Research Fellow

Julie Fitzpatrick

2023-2024 Breslauer, Rutman, and Anderson Research Fellow

Julie Fitzpatrick is a PhD candidate in History at Royal Holloway, University of London. Fitzpatrick earned her BA in History at the University of Bristol and earned her MA in History with Distinction at Royal Holloway, University of London, where her master’s thesis was entitled “‘Eating? No. They Slurp, Gurgle, Drink, Tilt the Bowls to Swallow the Last Drop’: A Study on Hunger and the Foodways of the Holocaust.”

She will be in residence at the Center for a month from mid-October to mid-November 2023 to conduct research for her dissertation, which is currently entitled “‘Light the Candles and Lay the Table’: A Study on German-Jewish Women’s Relationship with Food During the Prewar, Wartime and Postwar Eras.” 

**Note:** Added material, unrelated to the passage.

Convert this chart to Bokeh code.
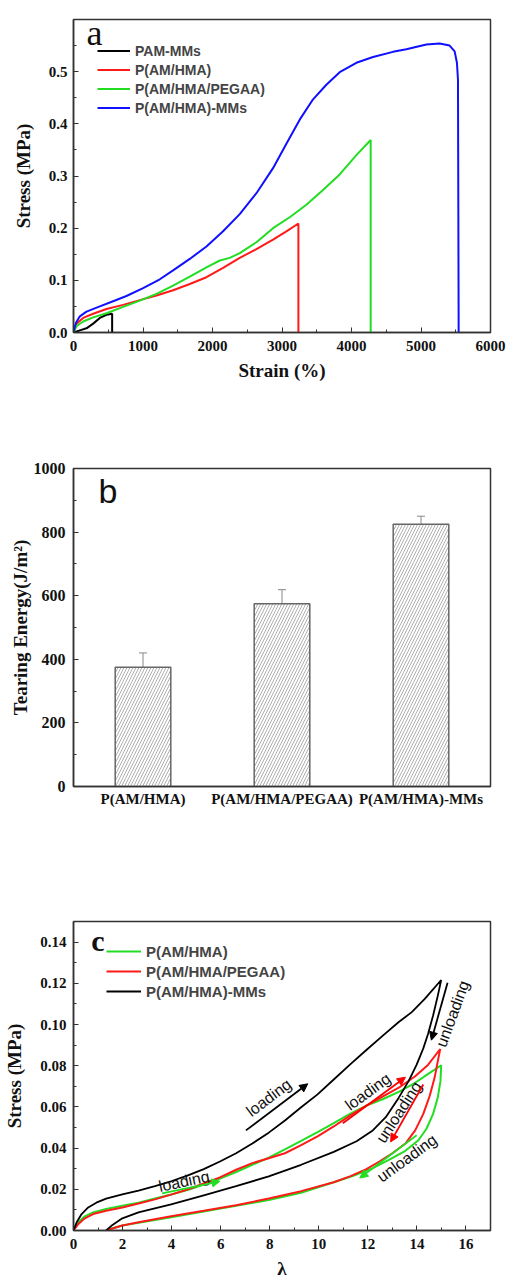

In her dissertation research, Fitzpatrick is investigating how German Jews ate – and what they ate – before, during, and after the Holocaust and how German Jewish women interacted with food, cooking, and domestic work, including during periods of intense food insecurity, persecution, and mass migration. In her project, Fitzpatrick uses food as the entryway to discover more about the German Jewish experience of the twentieth century, not only in Germany but along the journeys and in the places where German Jews emigrated, making it a transnational study.

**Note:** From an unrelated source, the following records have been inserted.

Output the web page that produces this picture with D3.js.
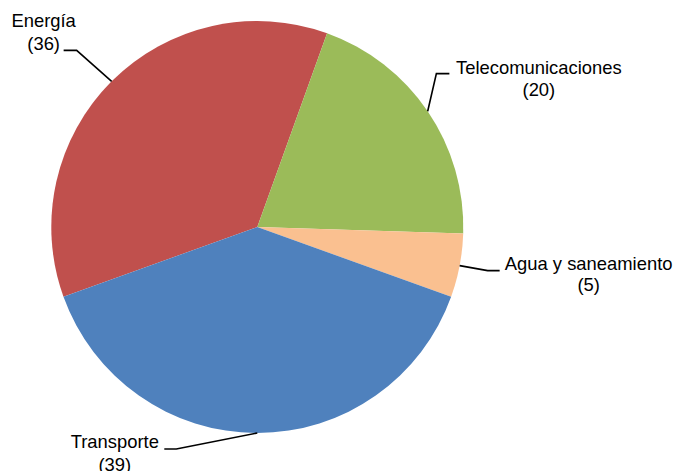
<!DOCTYPE html>
<html lang="es">
<head>
<meta charset="utf-8">
<script src="https://cdn.jsdelivr.net/npm/d3@7"></script>
<style>
  html, body { margin: 0; padding: 0; background: #ffffff; }
  svg { display: block; }
  text { font-family: "Liberation Sans", Arial, sans-serif; font-size: 18.4px; fill: #000; }
</style>
</head>
<body>
<svg id="chart" width="677" height="471"></svg>
<script>
// Sectores de infraestructura (número de proyectos)
const categories = ["Energía", "Telecomunicaciones", "Agua y saneamiento", "Transporte"];
const values = [36, 20, 5, 39];
const colors = ["#C0504D", "#9BBB59", "#FAC090", "#4F81BD"];

// Geometría del gráfico
const width = 677, height = 471;
const cx = 257.3, cy = 227, radius = 206;
const startDeg = -109.8; // el primer sector arranca aquí (grados, sentido horario desde arriba)

// Colocación de etiquetas: codo relativo al borde del sector, tramo horizontal,
// y posición del texto relativa al extremo de la línea guía
const labelLayout = [
  { elbow: [-35, -31], tail: -13, text: [-20, -23], lineGap: 22.5 },
  { elbow: [8.7, -37.6], tail: 13, text: [89.5, 0.3], lineGap: 22.5 },
  { elbow: [28, 5], tail: 12, text: [89, -0.7], lineGap: 21.5 },
  { elbow: [-81, 16], tail: -12, text: [-49.5, -1], lineGap: 22.5 }
];

const data = categories.map((c, i) => ({ name: c, value: values[i], color: colors[i], layout: labelLayout[i] }));

const svg = d3.select("#chart");
const g = svg.append("g").attr("transform", `translate(${cx},${cy})`);

const start = startDeg * Math.PI / 180;
const pie = d3.pie().sort(null).value(d => d.value)
  .startAngle(start).endAngle(start + 2 * Math.PI);
const arc = d3.arc().innerRadius(0).outerRadius(radius);

const arcs = pie(data);

g.selectAll("path.slice")
  .data(arcs)
  .join("path")
  .attr("class", "slice")
  .attr("d", arc)
  .attr("fill", d => d.data.color);

// Líneas guía y etiquetas
arcs.forEach(d => {
  const mid = (d.startAngle + d.endAngle) / 2;
  const p = [Math.sin(mid) * radius, -Math.cos(mid) * radius];
  const L = d.data.layout;
  const elbow = [p[0] + L.elbow[0], p[1] + L.elbow[1]];
  const end = [elbow[0] + L.tail, elbow[1]];

  g.append("path")
    .attr("d", d3.line()([p, elbow, end]))
    .attr("fill", "none")
    .attr("stroke", "#000")
    .attr("stroke-width", 1.6);

  const t = g.append("text")
    .attr("text-anchor", "middle")
    .attr("x", end[0] + L.text[0])
    .attr("y", end[1] + L.text[1]);
  t.append("tspan")
    .attr("x", end[0] + L.text[0])
    .text(d.data.name);
  t.append("tspan")
    .attr("x", end[0] + L.text[0])
    .attr("dy", L.lineGap)
    .text(`(${d.data.value})`);
});
</script>
</body>
</html>
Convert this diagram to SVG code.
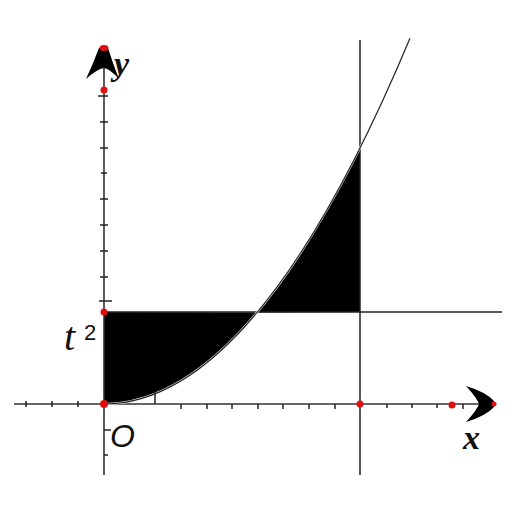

Fitzpatrick’s research is based on a broad array of sources, including memoirs, diaries, recipe books, personal belongings, photographs, and oral history testimonies. At the Center, she’ll be analyzing Holocaust survivor testimonies in the USC Shoah Foundation Visual History Archive (VHA) and exploring archival materials in the USC Libraries Special Collections, such as etiquette manuals, cookbooks, propaganda, and private papers.